Ummm so I just found the baby pumpkin that was on my porch last night in Village Pizza this morning on their counter. The cashier said some drunk girl came in and told him it was a present.
Please find an outlet that isn't stripping or getting drunk and arrested
he turned down sex AND sandwiches. who the hell does that?!
When they arrested me, they gave me a bracelet with my mugshot and info. When you get one they can be our BFF Bracelets.
Heed the warning of the ghost of Oktoberfest present: German beer is soooooooo much better than our watered down children's piss. also lost all my clothes and am wearing lederhosen the rest of the trip.
i woke up to banging and pieces of ceiling falling on my face
So... Apparently, "Home" isn't the correct response when a cop asks for your address...
I woke up surrounded by goldfish. Thank God my laptop was here too. Now I don't have to leave my bed all day.
This drunk lesbian I just met keeps trying to shove sushi in my mouth.

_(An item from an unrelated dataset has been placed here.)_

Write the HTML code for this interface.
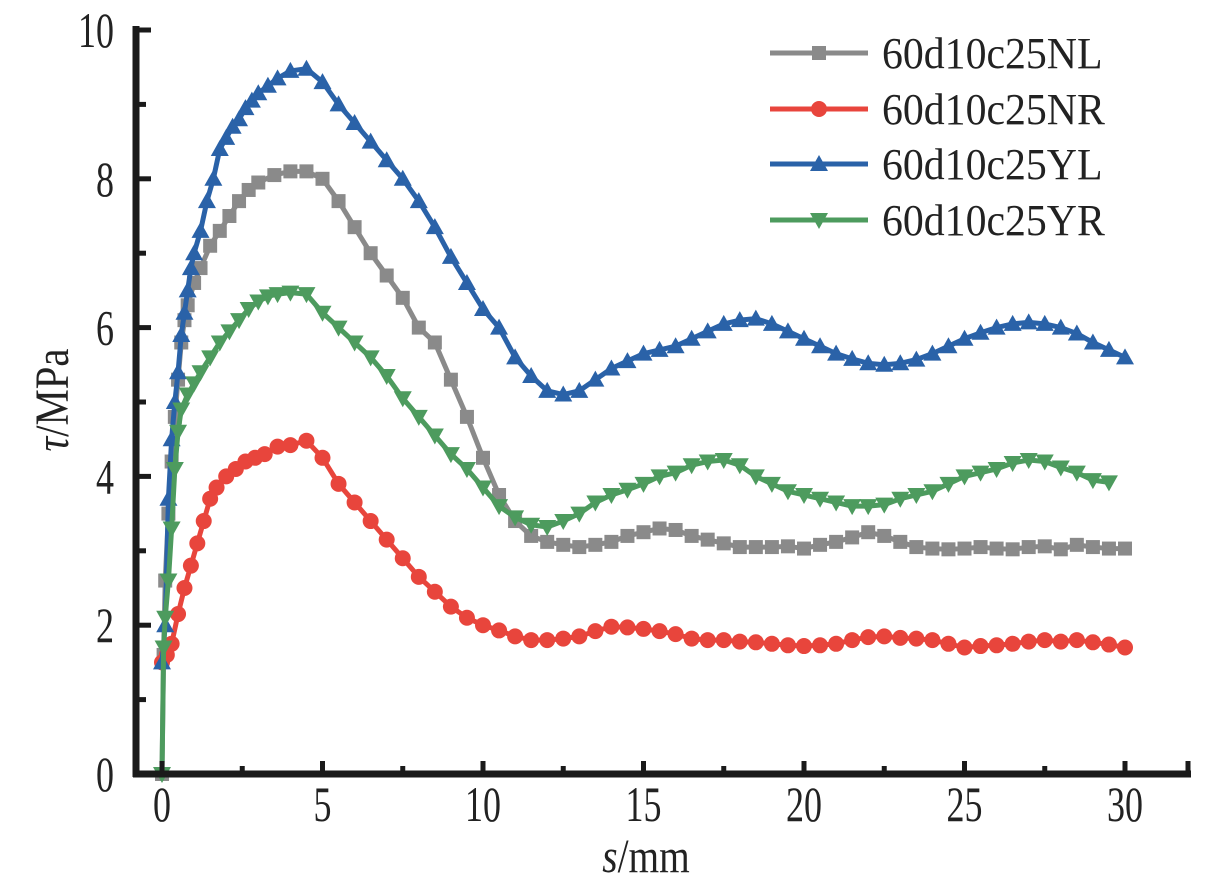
<!DOCTYPE html>
<html><head><meta charset="utf-8"><style>
body{margin:0;background:#fff}
svg{display:block}
text{font-family:"Liberation Serif",serif;fill:#222}
</style></head><body>
<svg id="chart" width="1212" height="882" viewBox="0 0 1212 882"></svg>
<script>
const xTicks=[0,5,10,15,20,25,30];
const yTicks=[0,2,4,6,8,10];
const seriesNames=["60d10c25NL","60d10c25NR","60d10c25YL","60d10c25YR"];
const nlX=[0,0.05,0.1,0.2,0.3,0.4,0.5,0.6,0.7,0.8,1,1.2,1.5,1.8,2.1,2.4,2.7,3,3.5,4,4.5,5,5.5,6,6.5,7,7.5,8,8.5,9,9.5,10,10.5,11,11.5,12,12.5,13,13.5,14,14.5,15,15.5,16,16.5,17,17.5,18,18.5,19,19.5,20,20.5,21,21.5,22,22.5,23,23.5,24,24.5,25,25.5,26,26.5,27,27.5,28,28.5,29,29.5,30];
const nlY=[0,1.6,2.6,3.5,4.2,4.8,5.3,5.8,6.1,6.3,6.6,6.8,7.1,7.3,7.5,7.7,7.85,7.95,8.05,8.1,8.1,8.0,7.7,7.35,7.0,6.7,6.4,6.0,5.8,5.3,4.8,4.25,3.75,3.4,3.2,3.12,3.08,3.05,3.08,3.12,3.2,3.25,3.3,3.28,3.2,3.15,3.1,3.05,3.05,3.05,3.06,3.03,3.08,3.12,3.18,3.25,3.2,3.12,3.05,3.03,3.02,3.03,3.05,3.03,3.02,3.05,3.06,3.02,3.08,3.05,3.03,3.03];
const nrX=[0,0.15,0.3,0.5,0.7,0.9,1.1,1.3,1.5,1.7,2,2.3,2.6,2.9,3.2,3.6,4,4.5,5,5.5,6,6.5,7,7.5,8,8.5,9,9.5,10,10.5,11,11.5,12,12.5,13,13.5,14,14.5,15,15.5,16,16.5,17,17.5,18,18.5,19,19.5,20,20.5,21,21.5,22,22.5,23,23.5,24,24.5,25,25.5,26,26.5,27,27.5,28,28.5,29,29.5,30];
const nrY=[1.5,1.6,1.75,2.15,2.5,2.8,3.1,3.4,3.7,3.85,4.0,4.1,4.2,4.25,4.3,4.4,4.42,4.48,4.25,3.9,3.65,3.4,3.15,2.9,2.65,2.45,2.25,2.1,2.0,1.93,1.85,1.8,1.8,1.82,1.85,1.92,1.98,1.97,1.95,1.92,1.88,1.82,1.8,1.8,1.78,1.77,1.75,1.73,1.72,1.73,1.75,1.8,1.84,1.85,1.83,1.82,1.8,1.75,1.7,1.72,1.73,1.75,1.78,1.8,1.78,1.8,1.77,1.74,1.7];
const ylX=[0,0.1,0.2,0.3,0.4,0.5,0.6,0.7,0.8,0.9,1,1.2,1.4,1.6,1.8,2,2.2,2.4,2.6,2.8,3,3.3,3.6,4,4.5,5,5.5,6,6.5,7,7.5,8,8.5,9,9.5,10,10.5,11,11.5,12,12.5,13,13.5,14,14.5,15,15.5,16,16.5,17,17.5,18,18.5,19,19.5,20,20.5,21,21.5,22,22.5,23,23.5,24,24.5,25,25.5,26,26.5,27,27.5,28,28.5,29,29.5,30];
const ylY=[1.5,2.0,3.7,4.5,5.0,5.4,5.9,6.2,6.5,6.8,7.0,7.3,7.7,8.0,8.4,8.55,8.7,8.8,8.95,9.05,9.15,9.25,9.35,9.45,9.48,9.3,9.0,8.75,8.5,8.25,8.0,7.7,7.35,6.95,6.6,6.25,6.0,5.6,5.35,5.15,5.1,5.15,5.3,5.45,5.55,5.65,5.7,5.75,5.85,5.95,6.05,6.1,6.12,6.05,5.95,5.85,5.75,5.65,5.58,5.52,5.5,5.52,5.57,5.65,5.75,5.85,5.93,6.0,6.05,6.07,6.05,6.0,5.92,5.8,5.7,5.6];
const yrX=[0,0.05,0.1,0.2,0.3,0.4,0.5,0.6,0.8,1,1.2,1.5,1.8,2.1,2.4,2.7,3,3.3,3.6,4,4.5,5,5.5,6,6.5,7,7.5,8,8.5,9,9.5,10,10.5,11,11.5,12,12.5,13,13.5,14,14.5,15,15.5,16,16.5,17,17.5,18,18.5,19,19.5,20,20.5,21,21.5,22,22.5,23,23.5,24,24.5,25,25.5,26,26.5,27,27.5,28,28.5,29,29.5];
const yrY=[0,1.7,2.1,2.6,3.3,4.1,4.6,4.9,5.1,5.25,5.4,5.6,5.8,5.95,6.1,6.25,6.35,6.42,6.45,6.47,6.45,6.2,6.0,5.8,5.6,5.35,5.05,4.8,4.55,4.3,4.1,3.85,3.6,3.45,3.35,3.32,3.4,3.5,3.65,3.75,3.82,3.9,4.0,4.05,4.15,4.2,4.22,4.15,4.0,3.9,3.8,3.75,3.7,3.65,3.6,3.6,3.62,3.7,3.75,3.8,3.9,4.0,4.05,4.1,4.18,4.22,4.2,4.12,4.05,3.95,3.92];

const svg=document.getElementById('chart');
const NS='http://www.w3.org/2000/svg';
const X0=162,X1=1125,Y0=774,Y1=30;
function sx(v){return X0+(v-0)/(30-0)*(X1-X0);}
function sy(v){return Y0-(v-0)/(10-0)*(Y0-Y1);}
function mk(tag,attrs,parent){const e=document.createElementNS(NS,tag);for(const k in attrs)e.setAttribute(k,attrs[k]);(parent||svg).appendChild(e);return e;}

const colors=["#8a8a8a","#e8453c","#2a62a8","#4d9b5e"];
const shapes=["square","circle","up","down"];
const allX=[nlX,nrX,ylX,yrX], allY=[nlY,nrY,ylY,yrY];
function marker(shape,x,y,c,g){
  let e;
  if(shape==="square") e=mk('rect',{x:x-7,y:y-7,width:14,height:14,fill:c},g);
  else if(shape==="circle") e=mk('circle',{cx:x,cy:y,r:8,fill:c},g);
  else if(shape==="up") e=mk('polygon',{points:`${x},${y-9} ${x-9},${y+7} ${x+9},${y+7}`,fill:c},g);
  else e=mk('polygon',{points:`${x},${y+9} ${x-9},${y-7} ${x+9},${y-7}`,fill:c},g);
  return e;
}
[0,1,2,3].forEach(i=>{
  const g=mk('g',{});
  
  
  const pts=allX[i].map((v,j)=>sx(v)+','+sy(allY[i][j])).join(' ');
  const pl=mk('polyline',{points:pts,fill:'none',stroke:colors[i],'stroke-width':5,'stroke-linejoin':'round'},g);
  
  
  allX[i].forEach((v,j)=>{
    const m=marker(shapes[i],sx(v),sy(allY[i][j]),colors[i],g);
    
    
  });
});

const ax=mk('g',{});


mk('line',{x1:136,y1:26,x2:136,y2:777,stroke:'#1a1a1a','stroke-width':7},ax);
mk('line',{x1:133,y1:774,x2:1191,y2:774,stroke:'#1a1a1a','stroke-width':7},ax);
for(let v=0;v<=30;v+=2.5){
  const major=v%5===0;
  mk('line',{x1:sx(v),y1:774,x2:sx(v),y2:major?761:766,stroke:'#1a1a1a','stroke-width':5},ax);
}
mk('line',{x1:1188,y1:774,x2:1188,y2:761,stroke:'#1a1a1a','stroke-width':5},ax);
for(let v=1;v<=10;v+=1){
  const major=v%2===0;
  mk('line',{x1:136,y1:sy(v),x2:major?151:146,y2:sy(v),stroke:'#1a1a1a','stroke-width':5},ax);
}
xTicks.forEach(v=>{
  const t=mk('text',{x:sx(v),y:821,'text-anchor':'middle','font-size':50,transform:`translate(${sx(v)},0) scale(0.72,1) translate(${-sx(v)},0)`},ax);
  t.textContent=v;
  
  
});
yTicks.forEach(v=>{
  const t=mk('text',{x:114,y:sy(v)+17,'text-anchor':'end','font-size':50,transform:`translate(114,0) scale(0.72,1) translate(-114,0)`},ax);
  t.textContent=v;
  
  
});
const xt=mk('text',{x:646,y:872,'text-anchor':'middle','font-size':48,transform:'translate(646,0) scale(0.82,1) translate(-646,0)'});
xt.innerHTML='<tspan font-style="italic">s</tspan>/mm';


const yt=mk('text',{x:0,y:0,'text-anchor':'middle','font-size':48,transform:'translate(68,400) rotate(-90) scale(0.85,1)'});
yt.innerHTML='<tspan font-style="italic">τ</tspan>/MPa';



const lg=mk('g',{});


const ly=[53,109,164,220];
seriesNames.forEach((n,i)=>{
  const e=mk('g',{},lg);
  
  
  mk('line',{x1:770,y1:ly[i],x2:868,y2:ly[i],stroke:colors[i],'stroke-width':5},e);
  marker(shapes[i],819,ly[i],colors[i],e);
  const t=mk('text',{x:882,y:ly[i]+15,'font-size':44,transform:'translate(882,0) scale(0.95,1) translate(-882,0)'},e);
  t.textContent=n;
});
</script>
</body></html>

Help.
I farted in his bed and then in my drunken stupor grabbed hair defanging spray to cover up the stench.
I'm pretty sure I asked his brother if he was gay while drunkenly falling to the ground.
I woke up this morning next to my computer with Google search results for "how to put out a fire."
I'm very scared to turn around.
Its okay I found my bra. ...it was on your cat. I wont ask questions.
I don't have a cat..?
i like that he makes me laugh. those are like my two favorite things. laughing and fucking.